Monday, November 22, 2010

Ooo, Snow!

I love the way my mind works. Put me in a warm, toasty room and show me a snowstorm outside through the window and my puppy-like mind says "Ooo, snow, fun! Walk! Walk!"

Wait, I say. You know it's cold out there? I mean, really really cold?

"Ooo, snow! Walk, walk!" The puppy-mind whines eagerly.

Look, I say, see how the snow's not falling gently, but cutting sideways with the wind?


I know where this will end. It won't shut up about how much fun it will be outside. Or would be if I would just let us go out-out-out. Out where it's not merely below freezing but the wind is enthusiastically cutting delicate skin with knifetips of ice.

It's snowing, slippery, and the wind is biting. Sensible people are inside, toasting themselves in the bliss of modern heaters.

Those without puppies in their heads, anyway.

I know I'll lose this fight, so I wrap up as best I can, pull on boots and out we go, my puppy-mind and me. Outside, it's dark. The cold quickly sucks away illusions of warm-and-safe. We walk down a quiet, icy cityscape that suddenly seems odd and wild.

"Ooo, snow!" says my puppy-brain.

Then, a few minutes later: "Ooo, cold!"

And then: "Can we go back now?"

Yeah, that's what I thought. But at least the whining will stop for a while.

Tuesday, November 16, 2010

The Myth of Self-Defense

I'm pissed again. This is why I don't attend martial arts classes any more, why my answer to "what martial arts have you done?" is "oh, this and that."

Because most martial arts talk is posturing and pretense and ego, not much to do with effective self-defense. Which I do care about.

I'm not going off on a rant how most martial arts practices have little or nothing to do with self-defense, or how most MA teachers haven't a clue how little they know about what they think they're teaching. Heck, I'm barely going to touch on how much worse than useless most "women's self-defense" training is. All that would take a book. This one is a good start.

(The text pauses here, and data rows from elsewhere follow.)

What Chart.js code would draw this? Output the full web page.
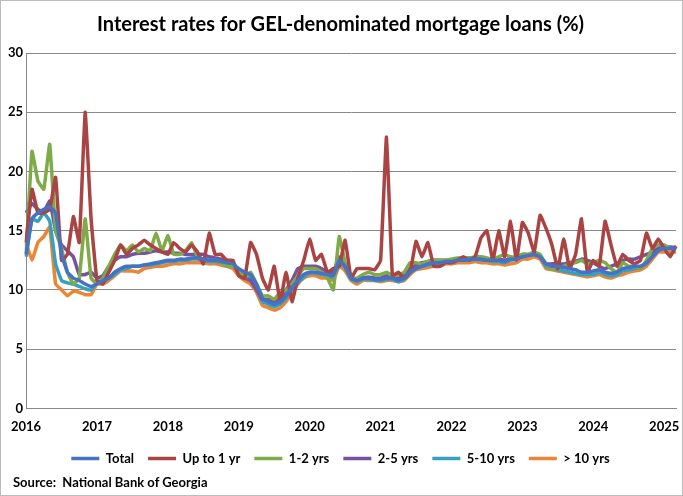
<!DOCTYPE html>
<html><head><meta charset="utf-8">
<script src="https://cdn.jsdelivr.net/npm/chart.js@4"></script>
<style>
html,body{margin:0;padding:0;background:#fff;}
#wrap{position:relative;width:681px;height:494px;border:1px solid #bbb;}
#src{position:absolute;left:12px;top:473px;font:bold 13px Lato,"Liberation Sans",sans-serif;color:#000;}
</style></head><body>
<div id="wrap"><canvas id="c" width="681" height="494"></canvas><div id="src">Source:&nbsp; National Bank of Georgia</div></div>
<script>
const years=[2016,2017,2018,2019,2020,2021,2022,2023,2024,2025];
const categories=[];
years.forEach(y=>{for(let m=1;m<=12;m++){if(y===2025&&m>3)break;categories.push(y+'-'+String(m).padStart(2,'0'));}});
const total=[13,16,16.5,16.8,17,16.5,13,11.5,11,10.8,10.5,10.3,
10.5,10.8,11,11.5,11.8,12,12,12,12.1,12.2,12.3,12.4,
12.5,12.5,12.6,12.6,12.7,12.7,12.6,12.5,12.5,12.4,12.3,12.2,
11.8,11.5,11.3,10.5,9.3,9.0,8.8,9.0,9.5,10.2,10.8,11.3,
11.5,11.5,11.4,11.3,11.2,12.5,12,11,10.8,11,11,10.9,
10.9,11,11,10.8,11,11.5,11.8,12,12.2,12.3,12.3,12.4,
12.4,12.5,12.5,12.6,12.6,12.6,12.5,12.5,12.5,12.4,12.6,12.6,
12.8,12.9,13.0,12.8,12.2,12.0,12.0,11.9,11.8,11.7,11.5,11.5,
11.6,11.7,11.5,11.4,11.5,11.8,11.9,12,12,12.3,12.8,13.3,
13.5,13.5,13.5];
const upTo1=[14,18.5,16.5,16.5,16.8,19.5,12.5,13,16.2,14,25,16,
10.8,10.5,11.5,12.5,13.8,13,13.5,13.8,14.2,13.8,13.5,13.2,
13,14,13.5,13.2,13.8,13.2,12.2,14.8,13,13,12.5,12.5,
11.2,11,14,13,11,10,12,9,11.5,9,11,12.5,
14.3,12.5,13,11.5,11.8,12,14.2,11,11.8,11.8,11.8,11.7,
12.5,22.9,11.2,11.5,11,11.5,14.1,12.8,14,12,12,12.3,
12.3,12.5,12.8,12.5,12.8,14.4,15,12.5,15,12.8,15.8,12.5,
15.7,14.8,13.2,16.3,15.2,13.8,11.8,14.3,11.8,13,16,11.5,
12.5,12,15.8,13.8,12,13,12.5,12.2,12.5,14.8,13.5,14.3,
13.5,12.8,13.7];
const y1to2=[13,21.7,19.2,18.5,22.3,15,13.5,11.5,10.5,11,16,11,
10.5,11,12,13,13.8,13.3,13.8,13.2,13.5,13.3,14.8,13.3,
14.6,13,13,13.3,14,12.8,12.6,12.5,12.5,12.3,12,12,
11.7,11,11.5,10.5,9.5,9.5,9.2,9.8,10,10.5,11.2,11.8,
11.8,11.8,11.5,11,10,14.5,12.3,11,11,11.3,11.5,11.3,
11.3,11.5,11.2,11.3,11.5,12.3,12.3,12.2,12.4,12.5,12.5,12.5,
12.6,12.7,12.7,12.7,12.8,12.8,12.7,12.6,12.8,13,12.8,12.8,
13,13,13.2,13,12.2,11.8,11.8,12,12.2,12.3,12.5,12.2,
12.3,12.5,12.3,11.8,11.5,12.3,12,12,11.8,12.5,13.5,13.8,
13.8,13.5,13.5];
const y2to5=[16.5,17.3,16.8,16.6,17.5,15,13.8,13.3,12.8,11.3,11.3,11.5,
11,11.2,12,12.5,12.8,12.8,13,13.1,13.1,13.2,13.3,13.2,
13.2,13.1,13.1,13,13,13,13,12.8,12.7,12.6,12.5,12.2,
11.5,11,10.8,10,9.2,9.2,9.0,9.3,10,10.8,11.8,12,
12,12,11.8,11.5,11.5,12.8,12,11,10.8,11,11.1,11.0,
11,11.2,11.1,11,11.2,11.8,12.1,12.3,12.4,12.5,12.5,12.5,
12.5,12.6,12.6,12.7,12.7,12.7,12.6,12.6,12.6,12.5,12.7,12.7,
13,13,13,12.8,12.2,12.2,12.2,12.2,12.3,12.4,12.6,12.5,
12.3,12,11.8,12,12.2,12.5,12.6,12.6,12.8,13,13.2,13.5,
13.6,13.6,13.6];
const y5to10=[12.8,16,15.8,16.5,15.8,12.2,10.8,10.6,10.5,10.3,10.1,10.0,
10.6,10.7,11,11.3,11.7,11.8,12,12,12.1,12.1,12.2,12.3,
12.4,12.4,12.5,12.5,12.6,12.6,12.5,12.4,12.4,12.3,12.2,12.0,
11.6,11.3,11.0,10.2,9.0,8.8,8.6,8.8,9.3,10.0,10.6,11.1,
11.4,11.4,11.3,11.2,11.0,12.3,11.9,10.9,10.7,10.9,10.9,10.8,
10.8,10.9,10.9,10.7,10.9,11.5,11.8,12.0,12.1,12.2,12.2,12.4,
12.4,12.5,12.5,12.5,12.6,12.5,12.5,12.4,12.4,12.3,12.5,12.6,
12.9,12.9,13.0,12.8,12.0,11.8,11.7,11.6,11.5,11.4,11.3,11.3,
11.3,11.5,11.3,11.2,11.3,11.6,11.7,11.8,11.9,12.2,12.9,13.5,
13.6,13.6,13.5];
const over10=[14,12.5,14,14.5,15.3,10.5,10,9.5,9.9,9.8,9.6,9.6,
10.5,10.5,10.8,11.2,11.6,11.6,11.6,11.5,11.8,11.9,12,12,
12.1,12.2,12.2,12.3,12.3,12.3,12.3,12.2,12.2,12.1,12,11.8,
11.2,10.8,10.5,9.8,8.7,8.5,8.3,8.5,9.0,9.8,10.5,11,
11.2,11.2,11,11,10.8,12,11.6,10.8,10.5,10.8,10.8,10.8,
10.7,10.8,10.8,10.7,10.8,11.3,11.7,11.8,11.9,12,12,12.2,
12.2,12.3,12.3,12.3,12.4,12.3,12.3,12.2,12.2,12.1,12.2,12.3,
12.6,12.6,12.8,12.6,11.8,11.7,11.6,11.5,11.4,11.3,11.2,11.1,
11.2,11.3,11.1,11,11.2,11.3,11.5,11.6,11.7,12,12.6,13.2,
13.2,13.2,13.2];
const seriesNames=['Total','Up to 1 yr','1-2 yrs','2-5 yrs','5-10 yrs','> 10 yrs'];
const colors=['#4472C4','#A94442','#7EAB47','#7553A0','#35A0BF','#EE8432'];
const data=[total,upTo1,y1to2,y2to5,y5to10,over10];
const F='Lato, "Liberation Sans", sans-serif';
new Chart(document.getElementById('c'),{type:'line',
data:{labels:categories,datasets:data.map((d,i)=>({label:seriesNames[i],data:d,borderColor:colors[i],backgroundColor:colors[i],borderWidth:3.5,pointRadius:0,tension:0.1}))},
options:{responsive:false,animation:false,
layout:{padding:{left:4,right:6,top:4,bottom:20}},
plugins:{title:{display:true,text:'Interest rates for GEL-denominated mortgage loans (%)',font:{family:F,size:20,weight:'bold'},color:'#000',padding:{top:8,bottom:16}},
legend:{position:'bottom',labels:{usePointStyle:true,pointStyle:'line',pointStyleWidth:28,font:{family:F,size:13,weight:'bold'},color:'#000',boxHeight:3,padding:14}}},
scales:{x:{offset:false,grid:{display:false},border:{color:'#888'},ticks:{autoSkip:false,maxRotation:0,font:{family:F,size:13,weight:'bold'},color:'#000',callback:(v,i)=>categories[i].endsWith('-01')?categories[i].slice(0,4):''}},
y:{min:0,max:30,ticks:{stepSize:5,font:{family:F,size:13,weight:'bold'},color:'#000'},grid:{color:'#888',drawTicks:false},border:{color:'#888'}}}}});
</script></body></html>
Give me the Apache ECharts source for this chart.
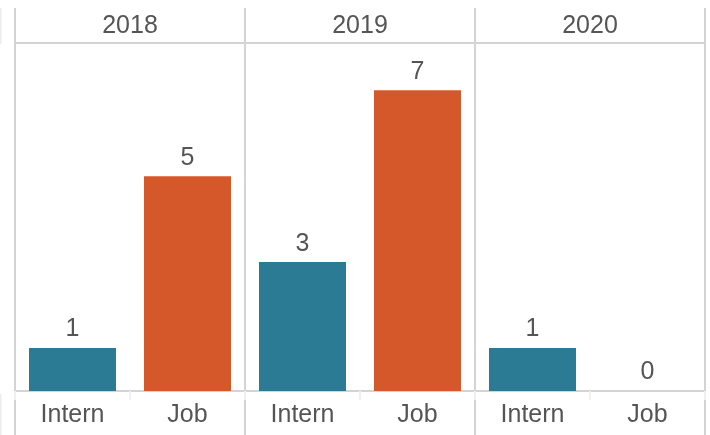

But I will say this: if someone you care about really needs self-defense, give them a few critical basics:

1. No matter how much experience they say they have, your teacher can be oh-so wrong. They don't know what you know about your body, your mind, or your self defense situation. And gosh, if they aren't listening to you, they know even less.

2. Anyone who won't talk to you about why they teach specific moves, who can't answer "but why not just walk away?", does not know what they are doing.

3. Belts don't matter. Martial arts lineages don't matter. The name of the school doesn't matter. All those weapons on the wall? The big, lovely Japanese kanji? Irrelevant. Absolutely irrelevant.

4. You don't need lots of fancy moves. More techniques isn't the answer. You need one move -- just one -- that works. Okay, maybe two. Listen: if it's hard to do when you're calm, on flat ground, in a well-lit room, how hard will it be to do in the rain, on slippery pavement in the dark? Those moves should be simple.

If you want a good teacher, find someone who doesn't need to convince you that they're a good teacher. Find someone who teaches out of their garage. Find someone who, when you learn a bunch of moves, won't give you a belt.

And to the guy who tried to teach me women's self-defense tonight, who is probably nearly as annoyed as I am by the experience, who thinks pain and damage are the same thing, who told me that if I raise my arm over my head I'll be taller than my attacker:

I hope you find out how how little you know before you teach this stuff to any other woman who might actually need to use it. But I bet you won't.

We don't really live in a very violent place or time. Most of the women who learn these "self-defense" practices will never need them. I console myself with that.

And yet, somehow, I'm still pissed.

Saturday, November 6, 2010

Making Relationships Last

Do everything else first. Just kidding.

I have an answer to the age-old question of making relationships last. It's really quite simple. Two guidelines:

1. Hear what you want to hear.

2. Anything else is small stuff. Ignore it.

You have to get past the idea of right and wrong. Communication in relationships is not about right and wrong and it sure isn't about peace, love and understanding. As Mr. Shaw says, "The problem with communication is the illusion that it has occurred."

We don't communicate. We think we have, and that's all very well and good, but mostly we haven't. Since we're hallucinating about communicating anyway, let's hallucinate in a way that makes things work better. Makes sense, right?

A bit more detail:

Hear what you want to hear. This is easier than it sounds, since most people use lots of words when they talk and. You're smart -- just pick out the words that work best for you. Once you practice this a bit, it becomes surprisingly easy.

Ignore the small stuff. People get into fights because they think something matters a lot, but the fight is almost never about the subject in front of you. No, it's about some deeper principle or universal injustice. Sure, fight for fun if you want to, but don't fight the wrong battle. And when it comes to relationships, it's almost always the wrong battle. The actual thing in front of you? Small. Inconsequential. Ignore it.

There you have it. Go on, try these two guidelines. If in 20 years you're not still together with whoever, well. I'll give you your money back. Heck, I might even admit I was wrong.